Frederick’s need to learn French was especially urgent because his job was once again that of butler or valet, which would require him to communicate quickly and easily with his employers, or, if these were English-speaking, with people outside the household, such as shopkeepers and tradesmen. Judging by the addresses he gave in several documents, his employers were well off: all the addresses are elegant buildings that have survived to this day and are located in fashionable districts of Paris near the Arch of Triumph.
France, like England, was accepting of blacks. In fact, the attitude toward blacks in Paris at this time was even more liberal than in London. The reaction of James Weldon Johnson, a black American writer, composer, and intellectual who first arrived in Paris in 1905, conveys what Frederick may have also felt:
From the day I set foot in France, I became aware of the working of a miracle within me.
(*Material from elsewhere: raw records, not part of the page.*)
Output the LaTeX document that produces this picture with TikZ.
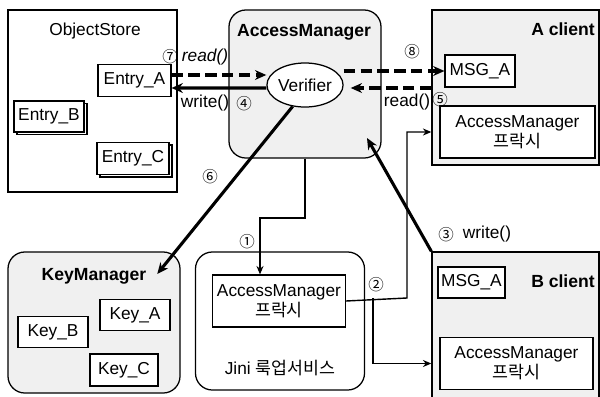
\documentclass[tikz,border=0pt]{standalone}
\usepackage{fontspec}
\setmainfont{Liberation Sans}
\newfontfamily\kr{Noto Sans CJK KR}
\usetikzlibrary{positioning,calc,arrows.meta,shapes.geometric}

\begin{document}
\begin{tikzpicture}[x=0.025cm,y=-0.025cm,font=\fontsize{12.3}{14}\selectfont,
	box/.style={draw,fill=white,line width=0.8pt,inner sep=0pt,minimum width=#1},
	area/.style={draw,line width=0.9pt,inner sep=0pt,fill=black!6},
	title/.style={font=\fontsize{12.5}{14}\selectfont\bfseries},
	num/.style={font=\kr\fontsize{11}{12}\selectfont,inner sep=0pt},
	thin/.style={-{Stealth[length=6pt,width=5pt]},line width=1pt},
	heavy/.style={-{Stealth[length=8pt,width=7pt]},line width=2.2pt},
	dashline/.style={heavy,dash pattern=on 8pt off 4pt}]
	\useasboundingbox (0,0) rectangle (600,396);

	\node[area,fill=white,minimum width=4.225cm,minimum height=4.55cm]	(store)	at	(92.5,101)	{};
	\node[area,rounded corners=12pt,minimum width=3.8cm,minimum height=3.7cm]	(accmgr)	at	(305,84)	{};
	\node[area,minimum width=4.175cm,minimum height=3.875cm]	(aclient)	at	(515.5,87.5)	{};
	\node[area,minimum width=4.175cm,minimum height=3.8cm]	(bclient)	at	(515.5,328)	{};
	\node[area,rounded corners=12pt,minimum width=4.3cm,minimum height=3.525cm]	(keymgr)	at	(94,322.5)	{};
	\node[area,fill=white,rounded corners=12pt,minimum width=4.225cm,minimum height=3.45cm]	(jini)	at	(280,321)	{};

	\node	(storelbl)	at	(95,31)		{ObjectStore};
	\node[title]	(accmgrlbl)	at	(304,32)	{AccessManager};
	\node[title]	(alabel)	at	(563,29)	{A client};
	\node[title]	(blabel)	at	(563,281)	{B client};
	\node[title]	(kmlabel)	at	(94,276)	{KeyManager};
	\node	(jinilbl)	at	(280,368)	{Jini {\kr 룩업서비스}};

	\node[box=1.825cm,minimum height=0.8cm]	(entA)	at	(134.5,80.5)	{Entry\_A};
	\node[box=1.75cm,minimum height=0.775cm]	(entBb)	at	(52,119)	{};
	\node[box=1.75cm,minimum height=0.775cm]	(entB)	at	(49,116.5)	{Entry\_B};
	\node[box=1.8cm,minimum height=0.8cm]	(entCb)	at	(136,161)	{};
	\node[box=1.8cm,minimum height=0.8cm]	(entC)	at	(133,158.5)	{Entry\_C};
	\node[ellipse,draw,fill=white,line width=0.9pt,minimum width=1.9cm,minimum height=1.1cm,inner sep=0pt]	(verifier)	at	(305,85)	{Verifier};
	\node[box=1.75cm,minimum height=0.8cm]	(msgA)	at	(480,71)	{MSG\_A};
	\node[box=3.875cm,minimum height=1.3cm,align=center]	(proxyA)	at	(517.5,132)	{AccessManager\\{\kr 프락시}};
	\node[box=1.675cm,minimum height=0.775cm]	(msgB)	at	(471.5,282.5)	{MSG\_A};
	\node[box=3.825cm,minimum height=1.3cm,align=center]	(proxyB)	at	(516.5,363.5)	{AccessManager\\{\kr 프락시}};
	\node[box=3.325cm,minimum height=1.3cm,align=center]	(proxyJ)	at	(279,301)	{AccessManager\\{\kr 프락시}};
	\node[box=1.75cm,minimum height=0.775cm]	(keyA)	at	(135,315)	{Key\_A};
	\node[box=1.75cm,minimum height=0.775cm]	(keyB)	at	(53,332)	{Key\_B};
	\node[box=1.7cm,minimum height=0.8cm]	(keyC)	at	(124,370)	{Key\_C};

	\coordinate	(c1)	at	(260,218);
	\coordinate	(c2)	at	(407,298);
	\coordinate	(c3)	at	(373,298);
	\coordinate	(w3)	at	(367,138);

	\draw[thin]	(accmgr.south)	|-	(c1)	--	(c1 |- proxyJ.north);
	\draw[thin]	(proxyJ.east)	--	(c2)	|-	(proxyA.west -| aclient.west);
	\draw[thin]	(c3)	|-	(proxyB.west -| bclient.west);
	\path[heavy]	(bclient.north west)	edge	(w3);
	\path[dashline]	($(entA.east)+(0,-5.5)$)	edge	($(verifier.west)+(0,-10)$);
	\path[heavy]	($(verifier.west)+(0,3)$)	edge	($(entA.east)+(0,7.5)$);
	\path[dashline]	(verifier.east |- msgA.west)	edge	(msgA.west);
	\path[dashline]	(aclient.west |- 0,88)	edge	($(verifier.east)+(7,3)$);
	\path[heavy]	(verifier.240)	edge	($(kmlabel.east)+(6,-2)$);

	\node[num]	(n7)	at	(170,57)	{⑦};
	\node[font=\itshape\fontsize{12.3}{14}\selectfont]	(rd1)	at	(205,57)	{read()};
	\node	(wr1)	at	(205,103)	{write()};
	\node[num]	(n4)	at	(244,104)	{④};
	\node[num]	(n8)	at	(412,52)	{⑧};
	\node	(rd2)	at	(407,102)	{read()};
	\node[num]	(n5)	at	(440,100)	{⑤};
	\node[num]	(n6)	at	(210,177)	{⑥};
	\node[num]	(n1)	at	(247,242)	{①};
	\node[num]	(n2)	at	(376,285)	{②};
	\node[num]	(n3)	at	(446,235)	{③};
	\node	(wr3)	at	(487,234)	{write()};
\end{tikzpicture}
\end{document}
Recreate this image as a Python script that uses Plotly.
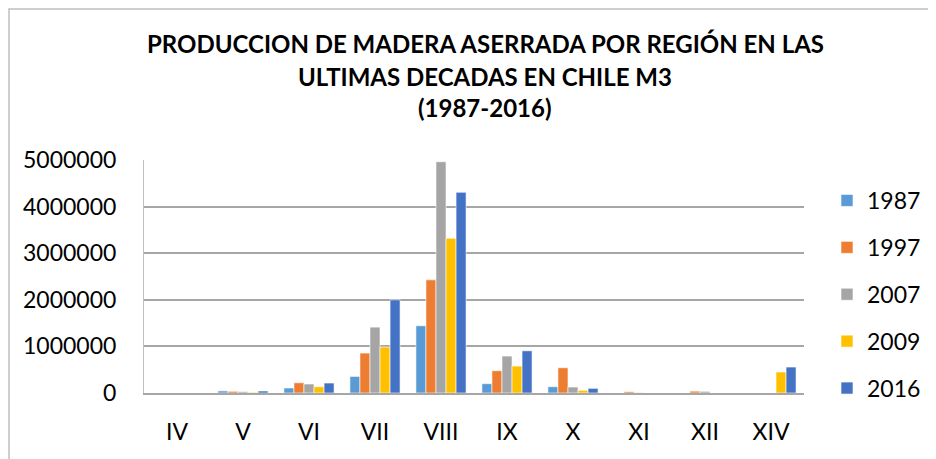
import plotly.graph_objects as go

regiones = ["IV", "V", "VI", "VII", "VIII", "IX", "X", "XI", "XII", "XIV"]
anios = ["1987", "1997", "2007", "2009", "2016"]
prod_1987 = [0, 45000, 107000, 356000, 1443000, 200000, 135000, 0, 0, 0]
prod_1997 = [0, 36000, 220000, 857000, 2428000, 478000, 542000, 28000, 40000, 0]
prod_2007 = [0, 28000, 193000, 1414000, 4963000, 793000, 128000, 8000, 35000, 0]
prod_2009 = [0, 15000, 135000, 986000, 3320000, 578000, 57000, 0, 0, 450000]
prod_2016 = [0, 43000, 214000, 2000000, 4307000, 906000, 100000, 0, 0, 557000]
colores = ["#5B9BD5", "#ED7D31", "#A5A5A5", "#FFC000", "#4472C4"]

series = [prod_1987, prod_1997, prod_2007, prod_2009, prod_2016]
FUENTE = "Lato, Calibri, sans-serif"

# la pagina tiene 8px de margen en el body
OFF = 8
# area de trazado en px de pantalla: x 144..804, y 160..393
X0, X1, Y0, Y1 = 144, 804, 160, 393
W, H = X1 - X0, Y1 - Y0
L, T = X0 - OFF, Y0 - OFF
R, B = 936 - L - W, 459 - T - H


def px_x(px):
    return (px - X0) / W


def px_y(py):
    return (Y1 - py) / H


fig = go.Figure()

for anio, valores, color in zip(anios, series, colores):
    fig.add_trace(go.Bar(
        x=regiones,
        y=valores,
        name=anio,
        legendgroup=anio,
        marker=dict(color=color, line=dict(color="white", width=0.6)),
    ))

# titulo en tres lineas
titulo = [
    ("PRODUCCION DE MADERA ASERRADA POR REGIÓN EN LAS", 44),
    ("ULTIMAS DECADAS EN CHILE M3", 76),
    ("(1987-2016)", 107),
]
for texto, py in titulo:
    fig.add_annotation(
        text=f"<b>{texto}</b>", xref="paper", yref="paper",
        x=px_x(485), y=px_y(py), xanchor="center", yanchor="middle",
        showarrow=False, font=dict(family=FUENTE, size=24, color="black"),
    )

# borde del grafico
fig.add_shape(
    type="rect", xref="paper", yref="paper",
    x0=px_x(9), x1=px_x(929), y0=px_y(480), y1=px_y(9),
    line=dict(color="#BFBFBF", width=1.5), layer="below",
)

fig.update_layout(
    width=936, height=459,
    margin=dict(l=L, r=R, t=T, b=B),
    paper_bgcolor="white", plot_bgcolor="white",
    barmode="group", bargap=0.24, bargroupgap=0,
    font=dict(family=FUENTE, size=23, color="black"),
    showlegend=True,
    legend=dict(
        x=px_x(827), y=px_y(179), xanchor="left", yanchor="top",
        tracegroupgap=14, traceorder="grouped",
        font=dict(family=FUENTE, size=23, color="black"),
        bgcolor="rgba(0,0,0,0)",
    ),
)

fig.update_xaxes(
    showline=True, linecolor="#A6A6A6", linewidth=1.5,
    ticks="outside", ticklen=18, tickcolor="rgba(0,0,0,0)",
    showgrid=False,
)
fig.update_yaxes(
    range=[0, 5000000], dtick=1000000, tickformat="d",
    showgrid=True, gridcolor="#A6A6A6", gridwidth=1.5,
    showline=True, linecolor="#BFBFBF", linewidth=1,
    ticks="outside", ticklen=22, tickcolor="rgba(0,0,0,0)",
    zeroline=False,
)

fig.write_html("out.html")
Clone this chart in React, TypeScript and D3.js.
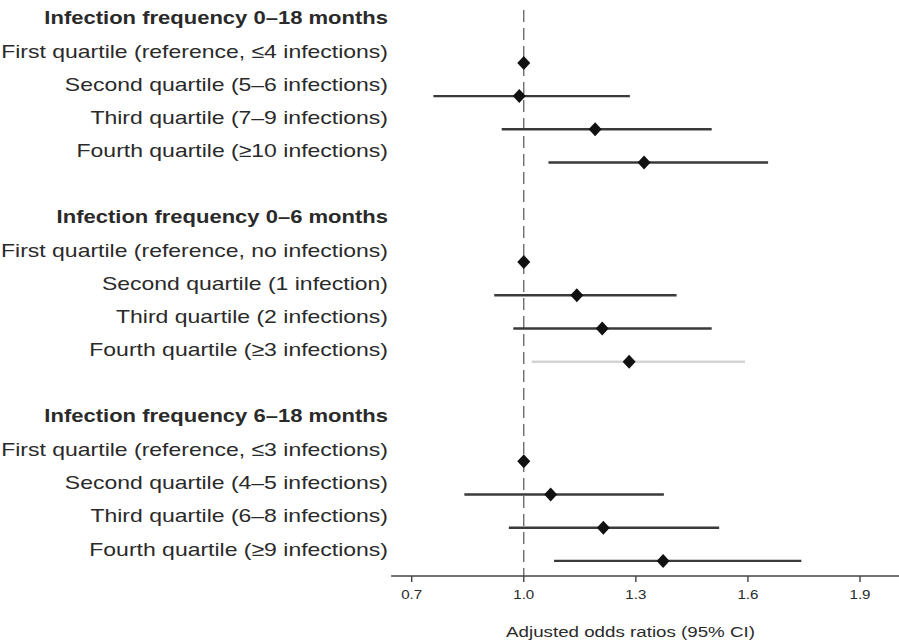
import React from "react";
import * as d3 from "d3";

const groupTitles = [
  "Infection frequency 0–18 months",
  "Infection frequency 0–6 months",
  "Infection frequency 6–18 months",
];
const rowLabels = [
  "First quartile (reference, ≤4 infections)",
  "Second quartile (5–6 infections)",
  "Third quartile (7–9 infections)",
  "Fourth quartile (≥10 infections)",
  "First quartile (reference, no infections)",
  "Second quartile (1 infection)",
  "Third quartile (2 infections)",
  "Fourth quartile (≥3 infections)",
  "First quartile (reference, ≤3 infections)",
  "Second quartile (4–5 infections)",
  "Third quartile (6–8 infections)",
  "Fourth quartile (≥9 infections)",
];
const oddsRatios = [1.0, 0.988, 1.191, 1.322, 1.0, 1.142, 1.21, 1.282, 1.0, 1.072, 1.213, 1.373];
const lowerCI: (number | null)[] = [null, 0.758, 0.941, 1.066, null, 0.921, 0.972, 1.021, null, 0.841, 0.96, 1.081];
const upperCI: (number | null)[] = [null, 1.284, 1.503, 1.654, null, 1.409, 1.503, 1.592, null, 1.375, 1.523, 1.743];
const faded = [false, false, false, false, false, false, false, true, false, false, false, false];
const tickValues = [0.7, 1.0, 1.3, 1.6, 1.9];
const axisTitle = "Adjusted odds ratios (95% CI)";
const axisExtent = [0.645, 2.012];

const W = 899;
const H = 640;
const FONT = "'Liberation Sans', Arial, Helvetica, sans-serif";
const SX = 1.21;

function diamondPath(hw: number, hh: number) {
  const p = d3.path();
  p.moveTo(0, -hh);
  p.lineTo(hw, 0);
  p.lineTo(0, hh);
  p.lineTo(-hw, 0);
  p.closePath();
  return p.toString();
}

export default function App() {
  const x = d3.scaleLinear().domain([0.7, 1.9]).range([411.7, 860]);
  const y = d3.scaleLinear().domain([0, 16]).range([29.7, 560.9]);
  const axisY = 576;
  const labelX = 388;

  // row index: group g header at g*6, rows at g*6+1..4
  const rowIndex = (i: number) => Math.floor(i / 4) * 6 + (i % 4) + 1;
  const dPath = diamondPath(6.5, 7);

  return (
    <div style={{ position: "absolute", left: 0, top: 0 }}>
      <svg width={W} height={H} style={{ display: "block", background: "#fff" }}>
        {/* reference line */}
        <line
          x1={x(1)}
          x2={x(1)}
          y1={10}
          y2={axisY}
          stroke="#555"
          strokeWidth={1.2}
          strokeDasharray="12,6"
        />
        {/* group titles */}
        {groupTitles.map((t, g) => (
          <text
            key={"g" + g}
            transform={`translate(${labelX},${y(g * 6) - 12}) scale(${SX},1)`}
            textAnchor="end"
            dominantBaseline="central"
            fontFamily={FONT}
            fontWeight="bold"
            fontSize={18.2}
            fill="#2a2a2a"
          >
            {t}
          </text>
        ))}
        {/* row labels */}
        {rowLabels.map((t, i) => (
          <text
            key={"l" + i}
            transform={`translate(${labelX},${y(rowIndex(i)) - 12}) scale(${SX},1)`}
            textAnchor="end"
            dominantBaseline="central"
            fontFamily={FONT}
            fontSize={19}
            fill="#2a2a2a"
          >
            {t}
          </text>
        ))}
        {/* CI lines */}
        {oddsRatios.map((v, i) =>
          lowerCI[i] != null && upperCI[i] != null ? (
            <line
              key={"c" + i}
              x1={x(lowerCI[i] as number)}
              x2={x(upperCI[i] as number)}
              y1={y(rowIndex(i))}
              y2={y(rowIndex(i))}
              stroke={faded[i] ? "#d4d4d4" : "#3a3a3a"}
              strokeWidth={2.4}
            />
          ) : null
        )}
        {/* points */}
        {oddsRatios.map((v, i) => (
          <path
            key={"p" + i}
            d={dPath}
            transform={`translate(${x(v)},${y(rowIndex(i))})`}
            fill="#111"
          />
        ))}
        {/* axis */}
        <line
          x1={x(axisExtent[0])}
          x2={x(axisExtent[1])}
          y1={axisY}
          y2={axisY}
          stroke="#444"
          strokeWidth={1.6}
        />
        {tickValues.map((t) => (
          <g key={"t" + t}>
            <line x1={x(t)} x2={x(t)} y1={axisY} y2={axisY + 6} stroke="#444" strokeWidth={1.4} />
            <text
              transform={`translate(${x(t)},${axisY + 18}) scale(${SX},1)`}
              textAnchor="middle"
              dominantBaseline="central"
              fontFamily={FONT}
              fontSize={12.5}
              fill="#2a2a2a"
            >
              {t.toFixed(1)}
            </text>
          </g>
        ))}
        <text
          transform={`translate(630.5,${axisY + 56}) scale(${SX},1)`}
          textAnchor="middle"
          dominantBaseline="central"
          fontFamily={FONT}
          fontSize={15.5}
          fill="#2a2a2a"
        >
          {axisTitle}
        </text>
      </svg>
    </div>
  );
}
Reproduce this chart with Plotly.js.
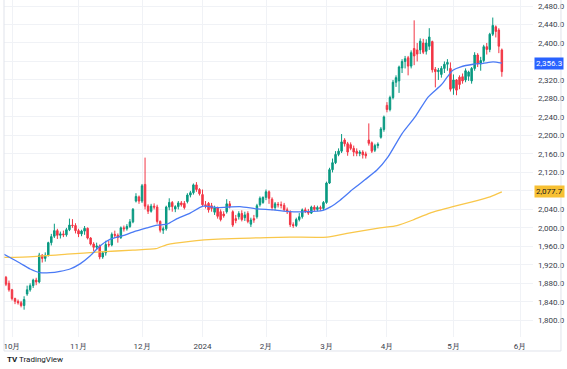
<!DOCTYPE html>
<html><head><meta charset="utf-8">
<script src="https://cdn.plot.ly/plotly-3.0.1.min.js"></script>
<style>html,body{margin:0;padding:0;background:#fff;}#chart{width:567px;height:369px;}</style>
</head><body><div id="chart"></div>
<script>
// Daily OHLC, trading day 1 = 2023-09-28 ... 165 = 2024-05-23
const openP=[1893,1880,1866,1847,1841,1838,1832,1857,1866,1875,1887,1883,1941,1934,1941,1968,1982,1994,1984,1987,1985,1996,2006,2005,
1994,1987,1993,1999,1978,1965,1958,1961,1937,1946,1964,1963,1986,1984,1979,2000,1998,2003,2013,2058,2067,
2058,2094,2047,2036,2047,2045,2014,1995,1998,2045,2055,2041,2046,2054,2053,2057,2071,2076,2093,2083,
2072,2050,2053,2048,2034,2043,2035,2030,2035,2052,2035,2020,2024,2031,2022,2031,2008,2020,2024,2050,2055,
2066,2078,2062,2044,2051,2050,2049,2039,2035,2007,2005,2018,2024,2039,2036,2032,2045,2040,2044,2042,
2055,2097,2126,2141,2159,2166,2190,2182,2180,2172,2166,2161,2164,2160,2190,2184,2168,2178,2196,2213,
2265,2256,2282,2315,2318,2346,2360,2368,2350,2388,2385,2385,2400,2382,2393,2403,2343,2338,2332,2345,2354,2345,
2302,2320,2326,2327,2320,2328,2318,2345,2374,2355,2362,2392,2386,2419,2435,2428,2385];
const highP=[1896,1886,1868,1849,1845,1842,1852,1875,1880,1890,1892,1946,1943,1947,1970,1987,2009,1998,1992,1994,2000,2020,2019,2010,
1998,1996,2004,2001,1980,1969,1968,1964,1950,1972,1972,1990,1994,1988,2003,2005,2008,2019,2043,2075,2070,
2095,2152,2051,2052,2053,2050,2016,2003,2048,2064,2058,2049,2058,2058,2058,2075,2080,2096,2099,2086,
2083,2058,2056,2054,2048,2046,2040,2036,2062,2058,2038,2028,2036,2038,2035,2036,2022,2028,2052,2068,2068,
2083,2081,2066,2056,2056,2057,2054,2044,2038,2012,2022,2032,2042,2044,2041,2048,2049,2048,2048,2058,
2100,2130,2150,2166,2172,2203,2194,2186,2185,2178,2172,2168,2168,2165,2226,2187,2182,2185,2218,2243,
2272,2286,2320,2330,2351,2365,2372,2372,2384,2449,2400,2410,2409,2408,2432,2405,2348,2346,2350,2360,2365,2358,
2332,2322,2330,2334,2345,2340,2348,2380,2378,2370,2396,2400,2422,2455,2438,2432,2388];
const lowP=[1874,1862,1843,1835,1834,1828,1823,1853,1862,1870,1876,1880,1925,1927,1938,1962,1978,1976,1977,1980,1981,1993,2000,1988,
1980,1982,1985,1975,1962,1950,1953,1932,1933,1940,1958,1960,1978,1968,1976,1992,1994,2000,2010,2055,2052,
2054,2040,2030,2033,2040,2009,1990,1987,1994,2038,2035,2034,2040,2046,2040,2053,2066,2072,2078,2070,
2046,2042,2033,2035,2028,2020,2014,2022,2031,2042,2002,2010,2018,2014,2015,2010,2002,2011,2020,2046,2052,
2060,2052,2038,2038,2044,2042,2036,2030,2002,2000,2002,2014,2020,2032,2028,2030,2036,2036,2037,2038,
2052,2095,2120,2138,2155,2162,2176,2156,2168,2155,2155,2155,2150,2150,2178,2162,2164,2172,2193,2208,
2250,2252,2278,2305,2292,2335,2345,2330,2345,2352,2360,2376,2376,2375,2385,2336,2304,2320,2325,2335,2340,2295,
2288,2287,2300,2312,2315,2318,2312,2340,2348,2340,2358,2375,2380,2415,2412,2378,2327];
const closeP=[1878,1866,1847,1841,1838,1832,1845,1866,1875,1887,1883,1941,1934,1941,1968,1981,1994,1984,1987,1985,1996,2006,2005,1994,
1987,1993,1999,1978,1965,1958,1961,1937,1946,1964,1963,1986,1984,1979,2000,1998,2003,2013,2040,2068,2058,
2091,2047,2036,2047,2045,2014,1995,1998,2045,2055,2046,2046,2054,2050,2044,2071,2076,2093,2083,2074,
2050,2048,2039,2042,2043,2025,2018,2026,2052,2046,2006,2016,2031,2018,2028,2014,2017,2017,2048,2064,2066,
2078,2064,2044,2052,2050,2049,2039,2035,2007,2005,2018,2024,2039,2036,2032,2045,2040,2044,2042,2055,
2097,2126,2141,2159,2166,2186,2182,2164,2172,2164,2161,2164,2158,2156,2183,2166,2178,2181,2214,2240,
2256,2282,2315,2325,2348,2360,2366,2350,2379,2372,2376,2404,2380,2400,2413,2342,2338,2341,2345,2354,2358,2300,
2320,2298,2310,2318,2340,2337,2345,2374,2355,2362,2392,2386,2419,2438,2425,2393,2338];

// Moving averages (trading-day index, value)
const blueMaIdx=[0.35,2.3,5.6,9,12.3,15.6,18.9,22.2,25.5,28.8,32.1,35.4,39.7,43,47.6,51,54.3,57.6,61.9,66.2,70.8,78.4,84,89.3,94.9,100.6,105.8,108.2,111.5,115.8,119.7,123.7,127.3,132,136.3,140.6,144.9,146.9,148.8,151.2,155.5,158.8,162.1,165];
const blueMaVal=[1943,1936,1924,1911,1903,1903,1906,1911,1922,1939,1961,1975,1983,1991,2000,2006,2008,2020,2032,2047,2044,2046,2041,2039,2035,2035,2038,2045,2060,2084,2104,2125,2153,2204,2240,2283,2309,2326,2341,2348,2354,2356,2359,2356.3];
const yellowMaIdx=[0.35,9.9,21.2,32.1,43,50.6,54.3,61.9,72.8,87.3,94.9,107.2,113.8,124.7,130.3,135.6,141.2,148.8,155.5,161.1,165];
const yellowMaVal=[1936,1938,1943,1948,1952,1955,1964,1971,1976,1979,1980,1980,1988,2000,2005,2017,2032,2046,2057,2067,2077.7];

const monthTickIdx=[3,25,46,66,87,107,127,149,171];
const monthTickText=['10月','11月','12月','2024','2月','3月','4月','5月','6月'];
const priceTicks=[1800,1840,1880,1920,1960,2000,2040,2080,2120,2160,2200,2240,2280,2320,2360,2400,2440,2480];

const dayIndex=openP.map((_,k)=>k+1);
const UP='#089981', DN='#f23645', BLUE='#4a7af5', GOLD='#f9c74a', LABELBLUE='#2962ff', LABELGOLD='#f7c033';

const traces=[
 {type:'candlestick',x:dayIndex,open:openP,high:highP,low:lowP,close:closeP,
  increasing:{line:{color:UP,width:1},fillcolor:UP},
  decreasing:{line:{color:DN,width:1},fillcolor:DN},
  whiskerwidth:0,hoverinfo:'skip',showlegend:false},
 {type:'scatter',mode:'lines',x:yellowMaIdx,y:yellowMaVal,line:{color:GOLD,width:1.3,shape:'spline',smoothing:0.6},hoverinfo:'skip',showlegend:false},
 {type:'scatter',mode:'lines',x:blueMaIdx,y:blueMaVal,line:{color:BLUE,width:1.3,shape:'spline',smoothing:0.6},hoverinfo:'skip',showlegend:false}
];

const fmt=v=>v.toLocaleString('en-US',{minimumFractionDigits:1,maximumFractionDigits:1});
const lastBlue=blueMaVal[blueMaVal.length-1], lastGold=yellowMaVal[yellowMaVal.length-1];
// tick labels hidden behind the price labels stay blank (gridlines remain)
const priceTickText=priceTicks.map(v=>(Math.abs(v-lastBlue)<12||Math.abs(v-lastGold)<12)?'':fmt(v));

const layout={
 width:567,height:369,margin:{l:4,r:34,t:0,b:32},
 paper_bgcolor:'#fff',plot_bgcolor:'#fff',
 font:{family:'Roboto, "Liberation Sans", sans-serif',size:8,color:'#3a3e4a'},
 xaxis:{range:[0.354,175.3],tickvals:monthTickIdx,ticktext:monthTickText,showgrid:true,gridcolor:'#f0f2f6',
   zeroline:false,showline:false,ticks:'',rangeslider:{visible:false},fixedrange:true,ticklabelstandoff:3,tickfont:{size:8}},
 yaxis:{side:'right',range:[1763.9,2493],tickvals:priceTicks,ticktext:priceTickText,showgrid:true,gridcolor:'#f0f2f6',
   zeroline:false,showline:false,ticks:'',ticklabelstandoff:4,tickfont:{size:8}},
 shapes:[
  {type:'line',xref:'paper',yref:'paper',x0:1.0529,x1:1.0529,y0:-0.0415,y1:1,line:{color:'#e0e3eb',width:1}},
  {type:'line',xref:'paper',yref:'paper',x0:0,x1:1.0529,y0:-0.0415,y1:-0.0415,line:{color:'#e0e3eb',width:1}},
  {type:'line',xref:'paper',yref:'paper',x0:0,x1:0,y0:-0.0415,y1:1,line:{color:'#e0e3eb',width:1}}
 ],
 annotations:[
  {xref:'paper',yref:'y',x:1,y:lastBlue,xanchor:'left',xshift:1,text:fmt(lastBlue),showarrow:false,
   bgcolor:LABELBLUE,font:{color:'#fff',size:8},borderpad:1},
  {xref:'paper',yref:'y',x:1,y:lastGold,xanchor:'left',xshift:1,text:fmt(lastGold),showarrow:false,
   bgcolor:LABELGOLD,font:{color:'#131722',size:8},borderpad:1},
  {xref:'paper',yref:'paper',x:0.002,y:-0.068,xanchor:'left',yanchor:'middle',showarrow:false,
   text:'<b>TV</b> TradingView',font:{color:'#131722',size:8}}
 ]
};
Plotly.newPlot('chart',traces,layout,{staticPlot:true,displayModeBar:false});
</script></body></html>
I became aware of a quick readjustment to life and to environment. I recaptured for the first time since childhood the sense of being just a human being…. I was suddenly free; free from a sense of impending discomfort, insecurity, danger; free from conflict within the Man-Negro dualism and the innumerable maneuvers in thought and behavior that it compels; free from the problem of the many obvious or subtle adjustments to a multitude of bans and taboos; free from special scorn, special tolerance, special condescension, special commiseration; free to be merely a man.
The relative rarity of blacks in Paris made someone like Frederick an appealing object of curiosity and enhanced his chances of being employed. Because the French were far less conscious of class differences than their staid English neighbors, it is likely that he would have found working in Paris more congenial than working in London. In the streets and in the city’s shops, servants were greeted politely as “Mademoiselle” or “Monsieur” even by strangers who knew their actual status. A valet’s wages and hours would also have been better than a waiter’s.